Group theory and group representation

210 Views Asked by At

I am fairly new to group theory and representation. I am currently looking at faithful representations. I am not quite sure what is the "use" of a faithful representation. I cannot find any "easy to understand" literature on this too. To be specific, say I am finding a representation which is faithful of the group $\mathbb{Z_2}$ x $\mathbb{Z_2}$ in $GL_2(\mathbb{Z})$. So I looked at the generator of the group, say $x$ and $y$, I send $x \rightarrow \begin{pmatrix} 1 & 0 \\ 0 & -1 \end{pmatrix}$ and $y \rightarrow \begin{pmatrix} -1 & 0 \\ 0 & 1 \end{pmatrix}$ and all the other elements based on this map. My question is so what if we have this? Why does this at all have to be injective? I apologize if this is a very trivial question.

2

There are 2 best solutions below

0
On BEST ANSWER

A partial answer is the image of a faithful representation $\mathbb{V}$ of a group (endowed with the group operation of composition, or in a basis, matrix multiplication) is isomorphic to the group itself, and hence realizes your group as a subgroup of $GL(\mathbb{V})$ (or given a basis, as an explicit matrix group), whereas the image of a nonfaithful (faithless?) representation contains less information than the group itself.
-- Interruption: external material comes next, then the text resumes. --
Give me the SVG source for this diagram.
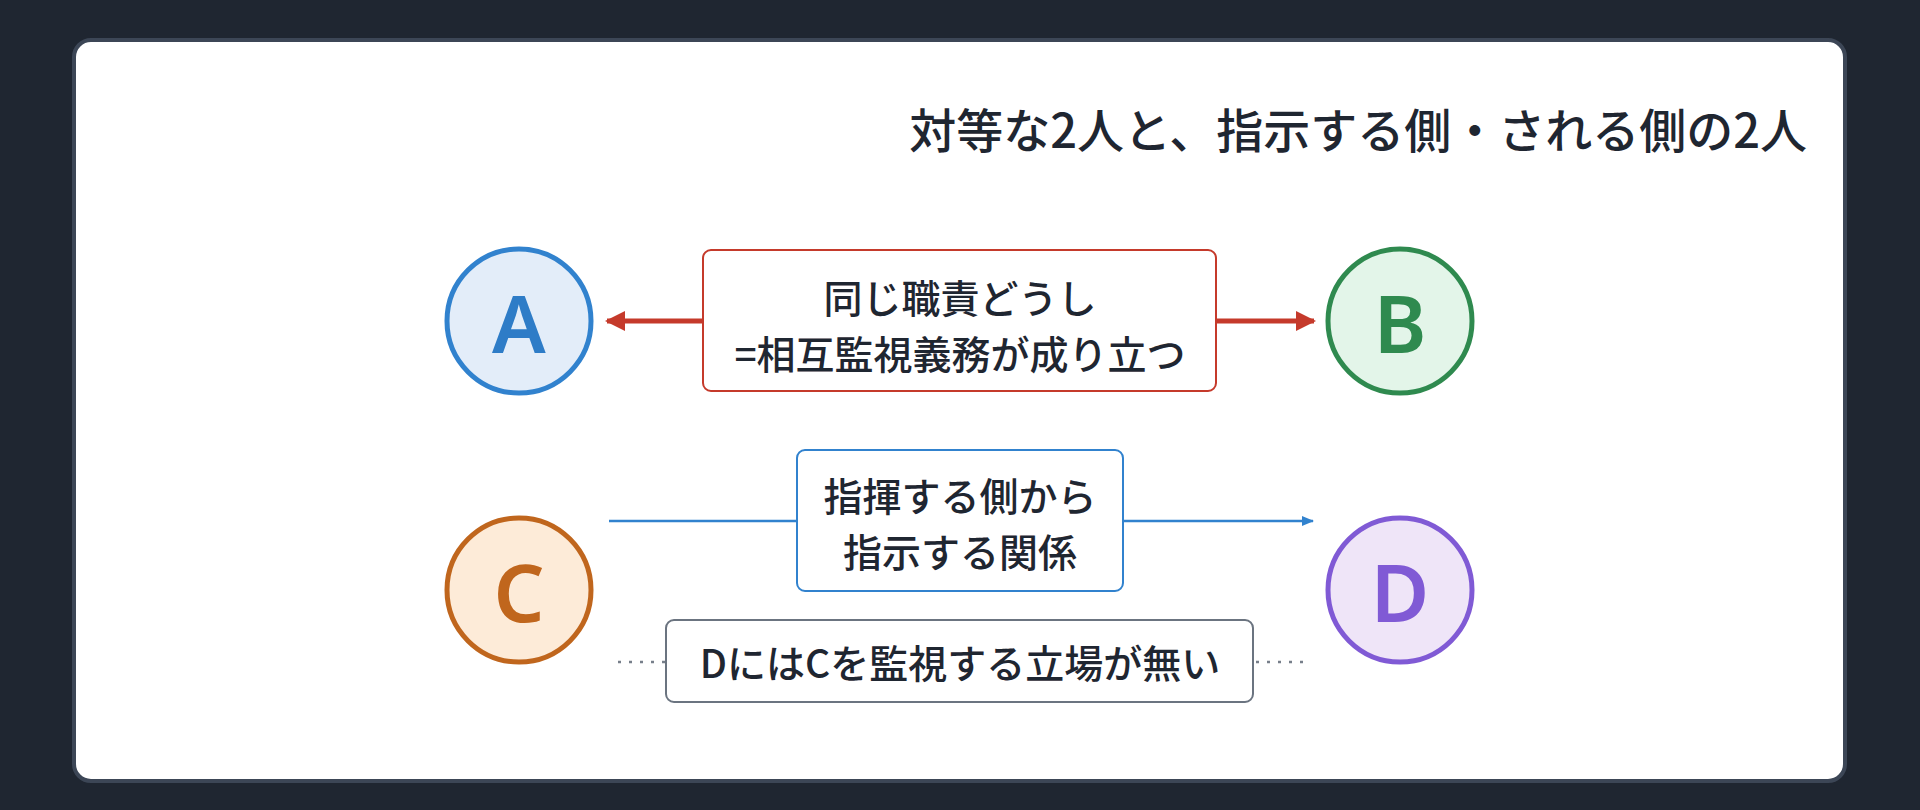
<svg xmlns="http://www.w3.org/2000/svg" width="1920" height="810" viewBox="0 0 1920 810">
<defs>
<style>
text{font-family:"Noto Sans CJK JP","Noto Sans",sans-serif;fill:#1f2631}
.t{font-size:39px;font-weight:500;text-anchor:middle;dominant-baseline:central}
.l{font-size:80px;font-weight:600;text-anchor:middle;dominant-baseline:central;font-family:"Noto Sans",sans-serif}
</style>
<marker id="mr" viewBox="0 0 10 10" refX="9" refY="5" markerWidth="4" markerHeight="4" orient="auto-start-reverse"><path d="M0,0L10,5L0,10z" fill="#c53a2b"/></marker>
<marker id="mb" viewBox="0 0 10 10" refX="9" refY="5" markerWidth="5" markerHeight="5" orient="auto"><path d="M0,1L10,5L0,9z" fill="#3182ce"/></marker>
</defs>
<rect width="1920" height="810" fill="#1f2631"/>
<rect x="74" y="40" width="1771" height="741" rx="17" fill="#fff" stroke="#3c4656" stroke-width="4"/>
<text x="1807" y="127" font-size="47" text-anchor="end" dominant-baseline="central" font-weight="500">対等な2人と、指示する側・される側の2人</text>
<g id="connectors">
<line x1="607" y1="321" x2="1314" y2="321" stroke="#c53a2b" stroke-width="5" marker-start="url(#mr)" marker-end="url(#mr)"/>
<line x1="609" y1="521" x2="1313" y2="521" stroke="#3182ce" stroke-width="2.5" marker-end="url(#mb)"/>
<line x1="618" y1="662" x2="1310" y2="662" stroke="#777f8a" stroke-width="2.5" stroke-dasharray="3 8"/>
</g>
<g id="A"><circle cx="519" cy="321" r="72" fill="#e3edf9" stroke="#3182ce" stroke-width="5"/><text class="l" x="519" y="321" style="fill:#2e7cc7">A</text></g>
<g id="B"><circle cx="1400" cy="321" r="72" fill="#e3f5e9" stroke="#2f8a4f" stroke-width="5"/><text class="l" x="1400" y="321" style="fill:#2f8a4f">B</text></g>
<g id="C"><circle cx="519" cy="590" r="72" fill="#fdebd8" stroke="#c0661d" stroke-width="5"/><text class="l" x="519" y="590" style="fill:#c0661d">C</text></g>
<g id="D"><circle cx="1400" cy="590" r="72" fill="#efe5f8" stroke="#805ad5" stroke-width="5"/><text class="l" x="1400" y="590" style="fill:#805ad5">D</text></g>
<g id="red-label"><rect x="703" y="250" width="513" height="141" rx="8" fill="#fff" stroke="#c53a2b" stroke-width="2"/><text class="t" x="960" y="296">同じ職責どうし</text><text class="t" x="960" y="352">=相互監視義務が成り立つ</text></g>
<g id="blue-label"><rect x="797" y="450" width="326" height="141" rx="8" fill="#fff" stroke="#3182ce" stroke-width="2"/><text class="t" x="960" y="494">指揮する側から</text><text class="t" x="960" y="550">指示する関係</text></g>
<g id="gray-label"><rect x="666" y="620" width="587" height="82" rx="8" fill="#fff" stroke="#6b7480" stroke-width="2"/><text class="t" x="960" y="661">DにはCを監視する立場が無い</text></g>
</svg>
In your example, your representation is faithful, and the group $\mathbb{Z}_2 \times \mathbb{Z}_2$ is isomorphic to the matrix group $$ \left\{ \left(\begin{array}{cc} 1 & 0\\0 & 1\end{array}\right), \left(\begin{array}{cc} 1 & 0\\0 & -1\end{array}\right), \left(\begin{array}{cc}-1 & 0\\0 & 1\end{array}\right), \left(\begin{array}{cc}-1 & 0\\0 & -1\end{array}\right) \right\} . $$

However, the representation characterized by $$ x \mapsto \left(\begin{array}{cc} 1 & 0\\0 & -1\end{array}\right), \qquad y \mapsto \left(\begin{array}{cc} 1 & 0\\0 & 1\end{array}\right), \qquad $$ is not faithful, and its image is $$ \left\{ \left(\begin{array}{cc} 1 & 0\\0 & 1\end{array}\right), \left(\begin{array}{cc} 1 & 0\\0 & -1\end{array}\right) \right\} , $$ which is isomorphic to $\mathbb{Z}_2$, and not to $\mathbb{Z}_2 \times \mathbb{Z}_2$.

0
On

A faithful representation gives you, for example, a way to realize your group as a subgroup of $GL_n$ for some $n$. Sometimes you may have a group that's been defined in some abstract way and its set of elements are hard to write down explicitly. Then if you can find a faithful representation and find out what its image is, you can 'represent' your group as some matrices which you can write down and play with.